:: Collected data ::
-=-=-=-=-
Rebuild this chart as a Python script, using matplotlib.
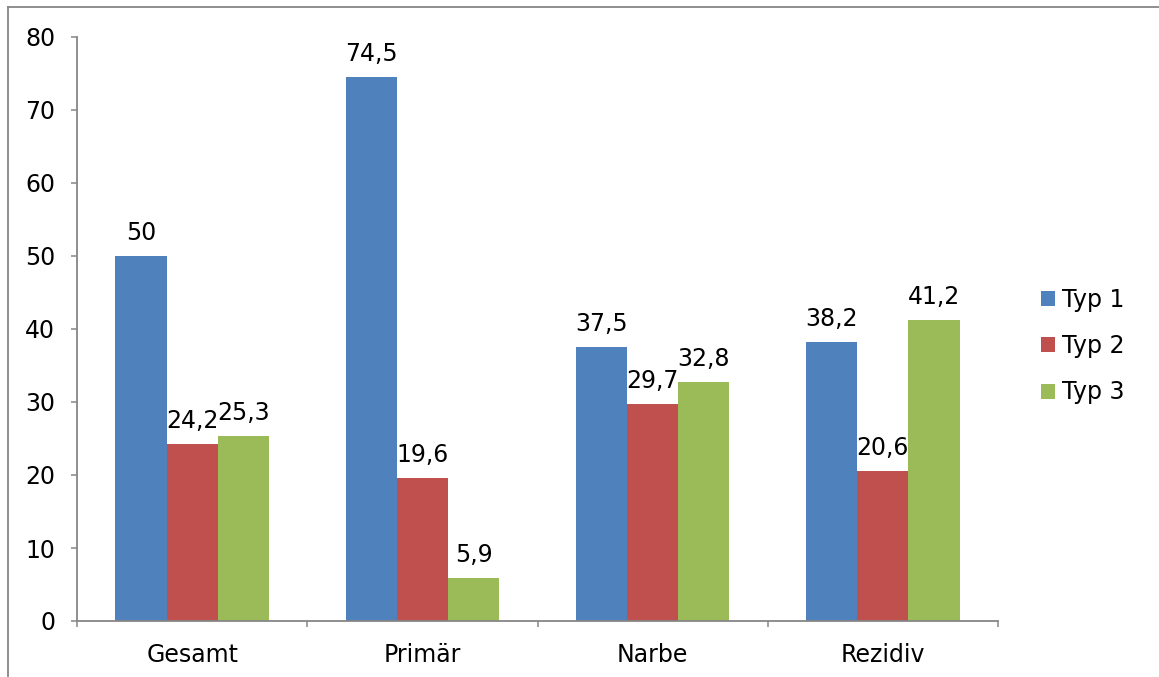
import numpy as np
import matplotlib.pyplot as plt
from matplotlib.lines import Line2D
from matplotlib.ticker import FixedLocator

categories = ['Gesamt', 'Primär', 'Narbe', 'Rezidiv']
series_names = ['Typ 1', 'Typ 2', 'Typ 3']
typ1 = [50, 74.5, 37.5, 38.2]
typ2 = [24.2, 19.6, 29.7, 20.6]
typ3 = [25.3, 5.9, 32.8, 41.2]

colors = ['#4F81BD', '#C0504D', '#9BBB59']
axis_gray = '#868686'
W, H = 1159, 677

fig = plt.figure(figsize=(W / 100, H / 100), dpi=100)
ax = fig.add_axes([77 / W, 1 - 621 / H, (998 - 77) / W, (621 - 37) / H])

x = np.arange(len(categories))
width = 1 / 4.5  # gap width 150%
for i, (vals, name) in enumerate(zip([typ1, typ2, typ3], series_names)):
    pos = x + (i - 1) * width
    bars = ax.bar(pos, vals, width, color=colors[i], label=name, linewidth=0)
    for b, v in zip(bars, vals):
        txt = f'{v:g}'.replace('.', ',')
        ax.annotate(txt, (b.get_x() + b.get_width() / 2, v), xytext=(0, 11.5),
                    textcoords='offset points', ha='center', va='baseline',
                    fontsize=17)

ax.set_xlim(-0.5, len(categories) - 0.5)
ax.set_ylim(0, 80)
ax.set_yticks(range(0, 81, 10))
ax.set_xticks(x)
ax.set_xticklabels(categories, fontsize=17)
ax.xaxis.set_minor_locator(FixedLocator(np.arange(-0.5, len(categories), 1.0)))
ax.tick_params(axis='x', which='major', length=0, pad=16)
ax.tick_params(axis='x', which='minor', length=4.3, width=1.1, color=axis_gray,
               direction='out')
ax.tick_params(axis='y', length=4.3, width=1.1, color=axis_gray, labelsize=17,
               pad=11.5)

for side in ['top', 'right']:
    ax.spines[side].set_visible(False)
for side in ['left', 'bottom']:
    ax.spines[side].set_color(axis_gray)
    ax.spines[side].set_linewidth(1.3)

fig.legend(*ax.get_legend_handles_labels(), loc='center left',
           bbox_to_anchor=(1041 / W, 1 - 346 / H), frameon=False,
           fontsize=17, handlelength=0.6, handleheight=0.6, handletextpad=0.3,
           labelspacing=0.95, borderpad=0, borderaxespad=0)

# chart frame (only left and top edges fall inside the image)
fig.add_artist(Line2D([8 / W, 8 / W], [0, 1 - 7 / H], color=axis_gray,
                      linewidth=1.3, transform=fig.transFigure))
fig.add_artist(Line2D([8 / W, 1], [1 - 7 / H, 1 - 7 / H], color=axis_gray,
                      linewidth=1.3, transform=fig.transFigure))

fig.savefig('out.png', dpi=100)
-=-=-=-=-
Leave out the pictures and copy the rest of the material above exactly.

:: Output for this task ::
Rebuild this chart as a Python script, using matplotlib.
import numpy as np
import matplotlib.pyplot as plt
from matplotlib.lines import Line2D
from matplotlib.ticker import FixedLocator

categories = ['Gesamt', 'Primär', 'Narbe', 'Rezidiv']
series_names = ['Typ 1', 'Typ 2', 'Typ 3']
typ1 = [50, 74.5, 37.5, 38.2]
typ2 = [24.2, 19.6, 29.7, 20.6]
typ3 = [25.3, 5.9, 32.8, 41.2]

colors = ['#4F81BD', '#C0504D', '#9BBB59']
axis_gray = '#868686'
W, H = 1159, 677

fig = plt.figure(figsize=(W / 100, H / 100), dpi=100)
ax = fig.add_axes([77 / W, 1 - 621 / H, (998 - 77) / W, (621 - 37) / H])

x = np.arange(len(categories))
width = 1 / 4.5  # gap width 150%
for i, (vals, name) in enumerate(zip([typ1, typ2, typ3], series_names)):
    pos = x + (i - 1) * width
    bars = ax.bar(pos, vals, width, color=colors[i], label=name, linewidth=0)
    for b, v in zip(bars, vals):
        txt = f'{v:g}'.replace('.', ',')
        ax.annotate(txt, (b.get_x() + b.get_width() / 2, v), xytext=(0, 11.5),
                    textcoords='offset points', ha='center', va='baseline',
                    fontsize=17)

ax.set_xlim(-0.5, len(categories) - 0.5)
ax.set_ylim(0, 80)
ax.set_yticks(range(0, 81, 10))
ax.set_xticks(x)
ax.set_xticklabels(categories, fontsize=17)
ax.xaxis.set_minor_locator(FixedLocator(np.arange(-0.5, len(categories), 1.0)))
ax.tick_params(axis='x', which='major', length=0, pad=16)
ax.tick_params(axis='x', which='minor', length=4.3, width=1.1, color=axis_gray,
               direction='out')
ax.tick_params(axis='y', length=4.3, width=1.1, color=axis_gray, labelsize=17,
               pad=11.5)

for side in ['top', 'right']:
    ax.spines[side].set_visible(False)
for side in ['left', 'bottom']:
    ax.spines[side].set_color(axis_gray)
    ax.spines[side].set_linewidth(1.3)

fig.legend(*ax.get_legend_handles_labels(), loc='center left',
           bbox_to_anchor=(1041 / W, 1 - 346 / H), frameon=False,
           fontsize=17, handlelength=0.6, handleheight=0.6, handletextpad=0.3,
           labelspacing=0.95, borderpad=0, borderaxespad=0)

# chart frame (only left and top edges fall inside the image)
fig.add_artist(Line2D([8 / W, 8 / W], [0, 1 - 7 / H], color=axis_gray,
                      linewidth=1.3, transform=fig.transFigure))
fig.add_artist(Line2D([8 / W, 1], [1 - 7 / H, 1 - 7 / H], color=axis_gray,
                      linewidth=1.3, transform=fig.transFigure))

fig.savefig('out.png', dpi=100)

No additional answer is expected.